* [PROBLEM TO SOLVE] Repeat what the lines below say, word for word, and skip every image.
** Begin DATA EXCERPT **
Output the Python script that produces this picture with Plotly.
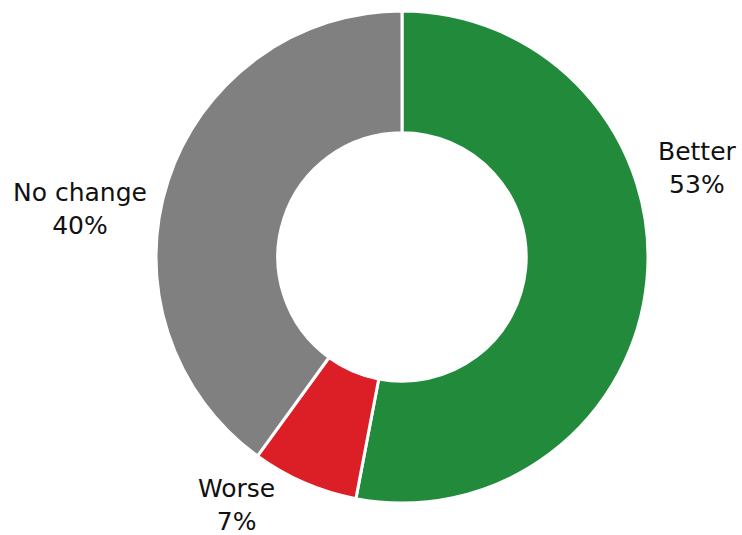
import plotly.graph_objects as go

CATEGORIAS = ["Better", "Worse", "No change"]
VALORES = [53, 7, 40]
COLORES = ["#218B3B", "#DC1F26", "#808080"]

# posiciones de las etiquetas (papel)
POS_ETIQUETAS = {
    "Better": (697 / 742, 1 - 168 / 535),
    "Worse": (236 / 742, 1 - 505 / 535),
    "No change": (80 / 742, 1 - 209 / 535),
}

fig = go.Figure()
fig.add_trace(go.Pie(
    labels=CATEGORIAS, values=VALORES,
    hole=0.505, sort=False, direction="clockwise", rotation=0,
    marker=dict(colors=COLORES, line=dict(color="white", width=3)),
    textinfo="none", hoverinfo="label+percent",
    domain=dict(x=[156 / 742, 648 / 742], y=[32 / 535, 524 / 535]),
    showlegend=False,
))

total = sum(VALORES)
for cat, val in zip(CATEGORIAS, VALORES):
    x, y = POS_ETIQUETAS[cat]
    fig.add_annotation(
        x=x, y=y, xref="paper", yref="paper",
        xanchor="center", yanchor="middle",
        text=f"{cat}<br>{round(100 * val / total)}%",
        showarrow=False, align="center",
        font=dict(size=25, color="#111111", family="DejaVu Sans"),
    )

fig.update_layout(
    width=742, height=535,
    margin=dict(l=0, r=0, t=0, b=0),
    paper_bgcolor="white", plot_bgcolor="white",
)
fig.write_html("out.html", config={"displayModeBar": False},
               post_script="document.body.style.margin='0';")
** End DATA EXCERPT **
* [WRITTEN SOLUTION]
Output the Python script that produces this picture with Plotly.
import plotly.graph_objects as go

CATEGORIAS = ["Better", "Worse", "No change"]
VALORES = [53, 7, 40]
COLORES = ["#218B3B", "#DC1F26", "#808080"]

# posiciones de las etiquetas (papel)
POS_ETIQUETAS = {
    "Better": (697 / 742, 1 - 168 / 535),
    "Worse": (236 / 742, 1 - 505 / 535),
    "No change": (80 / 742, 1 - 209 / 535),
}

fig = go.Figure()
fig.add_trace(go.Pie(
    labels=CATEGORIAS, values=VALORES,
    hole=0.505, sort=False, direction="clockwise", rotation=0,
    marker=dict(colors=COLORES, line=dict(color="white", width=3)),
    textinfo="none", hoverinfo="label+percent",
    domain=dict(x=[156 / 742, 648 / 742], y=[32 / 535, 524 / 535]),
    showlegend=False,
))

total = sum(VALORES)
for cat, val in zip(CATEGORIAS, VALORES):
    x, y = POS_ETIQUETAS[cat]
    fig.add_annotation(
        x=x, y=y, xref="paper", yref="paper",
        xanchor="center", yanchor="middle",
        text=f"{cat}<br>{round(100 * val / total)}%",
        showarrow=False, align="center",
        font=dict(size=25, color="#111111", family="DejaVu Sans"),
    )

fig.update_layout(
    width=742, height=535,
    margin=dict(l=0, r=0, t=0, b=0),
    paper_bgcolor="white", plot_bgcolor="white",
)
fig.write_html("out.html", config={"displayModeBar": False},
               post_script="document.body.style.margin='0';")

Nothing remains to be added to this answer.